Disclaimer: All facts gleaned from the filings stated hereafter are only as truthful as the petitioner. The tone of this article expresses a style of writing historically employed by America’s greatest writers and, as such, is for opinion purposes only. No intentional harm is due. Do not read if the topic of divorce (even your own) causes you emotional distress. Continue at your own risk.

There are moments in a long marriage when the quiet accumulation of years begins to feel like a second language—one spoken fluently by two people who can no longer hear each other. In the petition Diane Torneire filed on November 13, 2025 in St. Charles County, that sense of distance takes shape on the record, the slow erosion of a union that began in 2007 and, by her account, ended long before the paperwork was drafted. Through her attorney, Mayra Flesner of Flesner Wentzel, she describes a marriage undone by irreconcilable differences, the kind that make daily life feel uninhabitable and leave no path back to what once seemed certain.

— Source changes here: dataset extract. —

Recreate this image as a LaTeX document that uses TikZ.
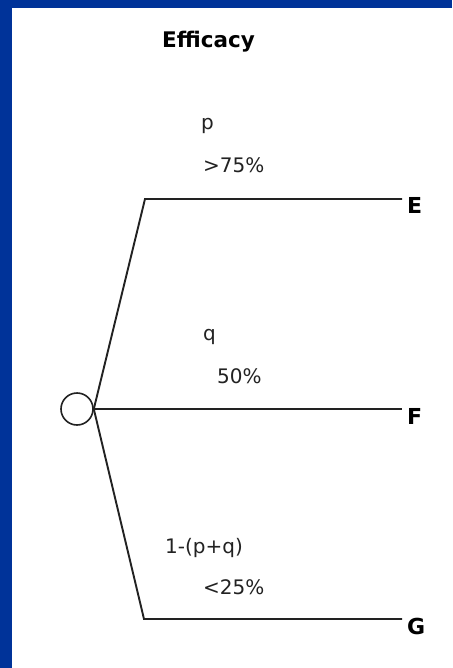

Diane asserts that the separation became real in late May 2025, a quiet turning point that marked the transformation of a shared household into parallel lives. She seeks the dissolution of the marriage, the restoration of her former name, and a division of marital and non-marital property that she hopes the court will deem fair. She asks for sole legal and sole physical custody of the minor children, proposing that the respondent receive visitation under the structure detailed in her parenting plan. She emphasizes that neither party requires maintenance and that each should be responsible for their own fees—though she requests that the court require the respondent to contribute to hers should the matter become contested.

The petition ends as these stories often do: with the acknowledgment that what once joined two people now calls for an orderly, lawful parting.